En democracia uno de sus componentes esenciales es el tenor que posee la relación entre el mundo civil y el militar. La forma en que se estructuran las sociedades modernas actualmente, se basa en el monopolio de las armas por parte de sus fuerzas armadas regulares. Este monopolio es a cambio de la nominación y subordinación del alto mando a poderes políticos –ejecutivo y legislativo- que representan a la ciudadanía y que son periódicamente renovados mediante elecciones.

Es el poder político el que debe decidir quiénes han de conformar el alto mando, debe subordinar sus actuaciones a las decisiones de un mundo político que se asume representativo de la población. Cuando los políticos hacen como que mandan y los militares como que obedecen, la democracia no pasa de ser una caricatura.

Los más diversos fraudes que se han venido destapando en Chile en las distintas ramas de las fuerzas armadas y de orden, muestran a las claras el alto costo de una autonomía mal entendida, así como una suerte de colusión entre quienes han tenido el poder político y los mandos de las FFAA y de Carabineros.

Es demasiado notorio que los políticos no han querido pisar callos, han sido condescendientes en aras de la armonía cívico-militar, que les ha penado la dictadura, no obstante que han transcurrido ya casi 30 años desde su término, han seguido siendo timoratos en su relación con las fuerzas armadas, olvidando que ellas deben estar supeditadas al poder civil. Esta condescendencia le está costando cara al país tanto en términos financieros como ético-morales.

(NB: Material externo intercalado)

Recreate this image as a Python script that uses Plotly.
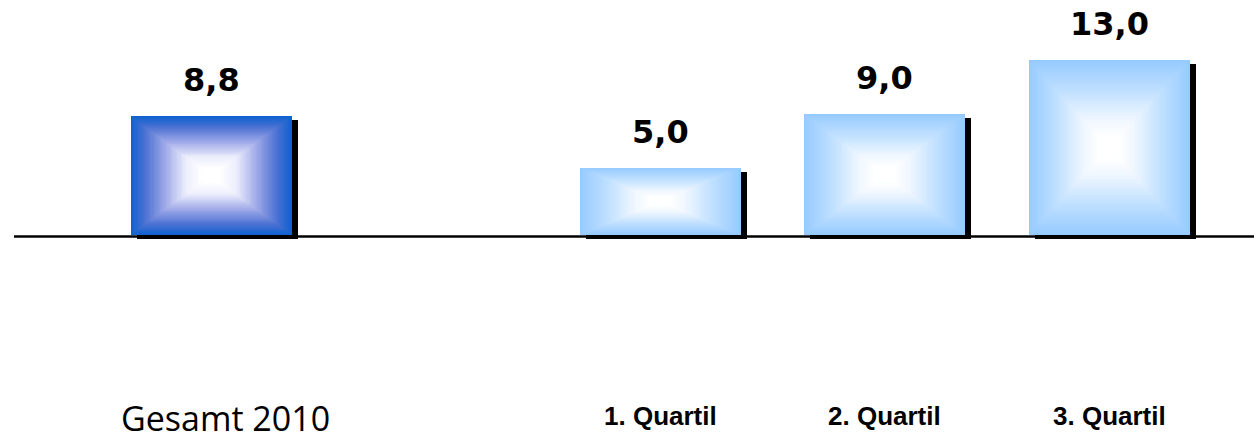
import numpy as np
import plotly.graph_objects as go

# Chart data
categories = ["Gesamt 2010", "1. Quartil", "2. Quartil", "3. Quartil"]
values = [8.8, 5.0, 9.0, 13.0]
value_labels = ["8,8", "5,0", "9,0", "13,0"]
# Axis slots (an empty slot separates the total from the quartiles)
slot_order = ["Gesamt 2010", " ", "1. Quartil", "2. Quartil", "3. Quartil"]

W, H = 1254, 442
PX_PER_UNIT = 13.47          # vertical scale
BASE_PX = 235.0              # pixel row of value 0
SLOT_PX = 224.5              # pixel width of one category slot
FIRST_SLOT_PX = 211.0        # pixel centre of first slot
BAR_W = 161.0 / SLOT_PX      # bar width in category units

y_top = BASE_PX / PX_PER_UNIT
y_bot = -(H - BASE_PX) / PX_PER_UNIT
x_lo = -FIRST_SLOT_PX / SLOT_PX
x_hi = x_lo + W / SLOT_PX

# Edge -> centre colour stops of the rectangular "from centre" gradients
dark_stops = [(1.0, (16, 98, 208)), (0.82, (78, 114, 210)),
              (0.58, (158, 168, 232)), (0.32, (236, 238, 252)),
              (0.12, (255, 255, 255)), (0.0, (255, 255, 255))]
light_stops = [(1.0, (150, 202, 255)), (0.65, (192, 224, 255)),
               (0.32, (240, 247, 255)), (0.12, (255, 255, 255)),
               (0.0, (255, 255, 255))]
bar_style = ["dark", "light", "light", "light"]


def grad_color(stops, t):
    ts = [s[0] for s in stops][::-1]
    cs = np.array([s[1] for s in stops][::-1], dtype=float)
    rgb = [np.interp(t, ts, cs[:, k]) for k in range(3)]
    return "rgb(%d,%d,%d)" % tuple(int(round(c)) for c in rgb)


fig = go.Figure()

# Drop shadow behind each bar (shifted right and down)
sh_dx = 6.0 / SLOT_PX
sh_dy = 4.0 / PX_PER_UNIT
fig.add_trace(go.Bar(
    x=categories, y=[v for v in values], base=[-sh_dy] * len(values),
    width=BAR_W, offset=-BAR_W / 2 + sh_dx,
    marker=dict(color="black", line=dict(width=0)),
    hoverinfo="skip", showlegend=False,
))

# Gradient-filled bars: nested rectangles shrinking toward the centre
n_layers = 60
for t in np.linspace(1.0, 0.1, n_layers):
    cols = [grad_color(dark_stops if s == "dark" else light_stops, t) for s in bar_style]
    fig.add_trace(go.Bar(
        x=categories,
        y=[v * t for v in values],
        base=[v * (1 - t) / 2 for v in values],
        width=BAR_W * t,
        marker=dict(color=cols, line=dict(width=0)),
        hoverinfo="skip", showlegend=False,
    ))

# Baseline
fig.add_shape(type="line", xref="paper", yref="y",
              x0=14 / W, x1=1, y0=-0.11, y1=-0.11,
              line=dict(color="black", width=2.6))

# Value labels above bars
for c, v, lab in zip(categories, values, value_labels):
    fig.add_annotation(x=c, y=v, text="<b>%s</b>" % lab, showarrow=False,
                       yanchor="bottom", yshift=15,
                       font=dict(family="DejaVu Sans", size=32, color="black"))

# Category labels
for c in categories:
    if c == "Gesamt 2010":
        fig.add_annotation(x=c, y=-13.6, text=c, showarrow=False,
                           yanchor="middle", xshift=14,
                           font=dict(family="Open Sans", size=34, color="black"))
    else:
        fig.add_annotation(x=c, y=-13.45, text="<b>%s</b>" % c, showarrow=False,
                           yanchor="middle",
                           font=dict(family="Liberation Sans", size=26, color="black"))

fig.update_layout(
    width=W, height=H, margin=dict(l=0, r=0, t=0, b=0),
    paper_bgcolor="white", plot_bgcolor="white",
    barmode="overlay", bargap=0,
    xaxis=dict(type="category", categoryorder="array", categoryarray=slot_order,
               range=[x_lo, x_hi], showticklabels=False, showgrid=False,
               zeroline=False, showline=False, ticks=""),
    yaxis=dict(range=[y_bot, y_top], showticklabels=False, showgrid=False,
               zeroline=False, showline=False, ticks=""),
)

fig.write_html("out.html")
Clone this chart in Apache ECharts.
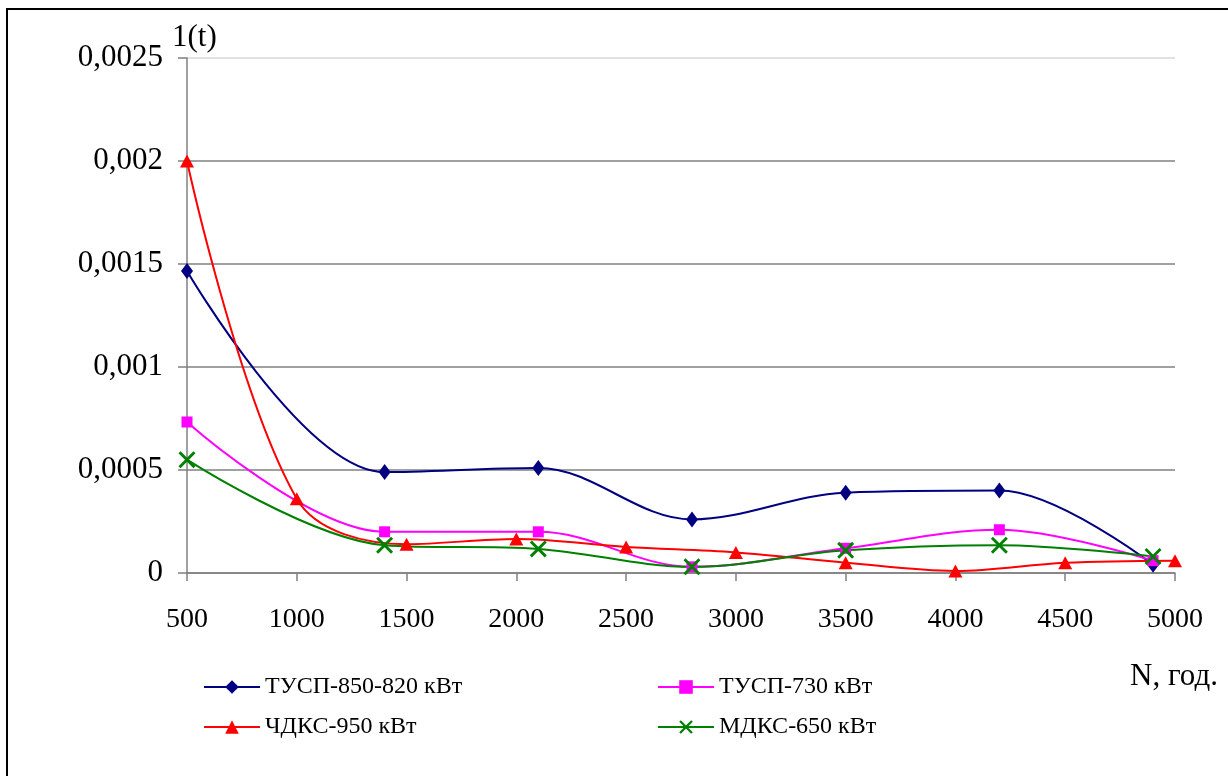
<!DOCTYPE html>
<html>
<head>
<meta charset="utf-8">
<script src="https://cdn.jsdelivr.net/npm/echarts@6/dist/echarts.min.js"></script>
<style>
html,body{margin:0;padding:0;background:#fff;}
#chart{width:1228px;height:776px;}
</style>
</head>
<body>
<div id="chart"></div>
<script>
// Data
var xA = [500, 1400, 2100, 2800, 3500, 4200, 4900];
var xB = [500, 1000, 1500, 2000, 2500, 3000, 3500, 4000, 4500, 5000];
var tusp850 = [0.001466, 0.00049, 0.00051, 0.00026, 0.00039, 0.0004, 0.00004];
var tusp730 = [0.000733, 0.0002, 0.0002, 0.00003, 0.00012, 0.00021, 0.00006];
var chdks950 = [0.002, 0.00036, 0.00014, 0.000165, 0.000126, 0.0001, 0.00005, 0.00001, 0.00005, 0.00006];
var mdks650 = [0.00055, 0.000135, 0.000117, 0.00003, 0.00011, 0.000135, 0.00008];
var seriesNames = ['ТУСП-850-820 кВт', 'ТУСП-730 кВт', 'ЧДКС-950 кВт', 'МДКС-650 кВт'];
var yAxisName = '1(t)';
var xAxisName = 'N, год.';

function pairs(xs, ys) { return xs.map(function (x, i) { return [x, ys[i]]; }); }

var FONT = '"Liberation Serif", "Times New Roman", serif';
var chart = echarts.init(document.getElementById('chart'));
var xSym = 'path://M0,1.2 L1.2,0 L10,8.8 L8.8,10 Z M8.8,0 L10,1.2 L1.2,10 L0,8.8 Z';

function mk(name, data, color, symbol, size) {
  return {
    name: name, type: 'line', data: data, smooth: 0.35,
    symbol: symbol, symbolSize: size, showSymbol: true,
    lineStyle: { color: color, width: 2 },
    itemStyle: { color: color },
    emphasis: { disabled: true },
    animation: false
  };
}

chart.setOption({
  animation: false,
  backgroundColor: '#fff',
  grid: { left: 187, right: 53, top: 58, bottom: 203 },
  legend: [{
    data: [seriesNames[0], seriesNames[2]],
    orient: 'vertical', left: 198, top: 670,
    itemWidth: 56, itemHeight: 17, itemGap: 16,
    textStyle: { fontFamily: FONT, fontSize: 24, color: '#000' },
    selectedMode: false
  }, {
    data: [seriesNames[1], seriesNames[3]],
    orient: 'vertical', left: 652, top: 670,
    itemWidth: 56, itemHeight: 17, itemGap: 16,
    textStyle: { fontFamily: FONT, fontSize: 24, color: '#000' },
    selectedMode: false
  }],
  xAxis: {
    type: 'value', min: 500, max: 5000, interval: 500,
    axisLine: { show: true, lineStyle: { color: '#808080', width: 1.5 } },
    axisTick: { show: true, length: 8, lineStyle: { color: '#808080', width: 1.5 } },
    axisLabel: { fontFamily: FONT, fontSize: 28, color: '#000', margin: 33,
      formatter: function (v) { return String(v); } },
    splitLine: { show: false }
  },
  yAxis: {
    type: 'value', min: 0, max: 0.0025, interval: 0.0005,
    axisLine: { show: true, lineStyle: { color: '#808080', width: 1.5 } },
    axisTick: { show: true, length: 9, lineStyle: { color: '#808080', width: 1.5 } },
    axisLabel: {
      fontFamily: FONT, fontSize: 31, color: '#000', margin: 24,
      formatter: function (v) { return String(+v.toFixed(4)).replace('.', ','); }
    },
    splitLine: { show: true, lineStyle: { color: ['#808080', '#808080', '#808080', '#808080', '#808080', '#d8d8d8'], width: 1.5 } }
  },
  graphic: [
    { type: 'rect', silent: true, z: -1, shape: { x: 7, y: 9, width: 1400, height: 1000 }, style: { fill: 'none', stroke: '#000', lineWidth: 2 } },
    { type: 'text', silent: true, x: 172, y: 22, style: { text: yAxisName, font: '31px ' + FONT, fill: '#000' } },
    { type: 'text', silent: true, x: 1130, y: 661, style: { text: xAxisName, font: '31px ' + FONT, fill: '#000' } }
  ],
  series: [
    mk(seriesNames[0], pairs(xA, tusp850), '#000080', 'diamond', [12, 16]),
    mk(seriesNames[1], pairs(xA, tusp730), '#FF00FF', 'rect', 11),
    mk(seriesNames[2], pairs(xB, chdks950), '#FF0000', 'triangle', [14, 13]),
    mk(seriesNames[3], pairs(xA, mdks650), '#008000', xSym, 17)
  ]
});
</script>
</body>
</html>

En Carabineros, las investigaciones en curso señalan que el fraude, en el que están involucrados no pocos generales, bordea los 30 mil millones de pesos; en el Ejército, uno de sus excomandantes, el general(R) Juan Miguel Fuente-Alba, ha sido prontuariado por malversación de recursos públicos por montos sobre los 3 mil millones de pesos. Financiar una flota de vehículos de lujo y viajes de placer entre otros ítems con cargo a gastos públicos reservados supuestamente destinados a inteligencia, contrainteligencia y seguridad no es tan solo un exceso, sino que un insulto para quienes deben ser capaces de vivir con menos de 500 dólares mensuales, para los jubilados que tienen que sobrevivir en base a un irrisorio valor del pilar solidario, así como para quienes deben endeudarse para financiar su educación.

Desafortunadamente no se trata de casos aislados, y por lo mismo es reveladora de una crisis ético-moral que no se limita al mundo de las fuerzas armadas. Se está haciendo referencia a personajes que forman parte de una élite, de un grupo en quienes se delegan poderes, recursos, autonomías y confianzas. Poderes y recursos que se ocupan con fines distintos a aquellos para los cuales se han otorgado; autonomías y confianzas que se han visto defraudadas con estrépito.

A casi tres décadas del retorno de la democracia chilena, es hora de perder el miedo, poner las cosas en su lugar, que el mundo político deje de estar subordinado al militar y que éste se subordine totalmente al poder político. De lo contrario seguiremos bajo una democracia trucha y los escándalos que periódicamente nos salpican reaparecen una y otra vez, ahondando el desprestigio y la desconfianza en las más diversas instituciones nacionales.

El país, su población, no se merece lo que está viviendo sino todo lo contrario, que sus más altas autoridades públicas, tanto religiosas, políticas, académicas, empresariales, deportivas, como militares, sean intachables.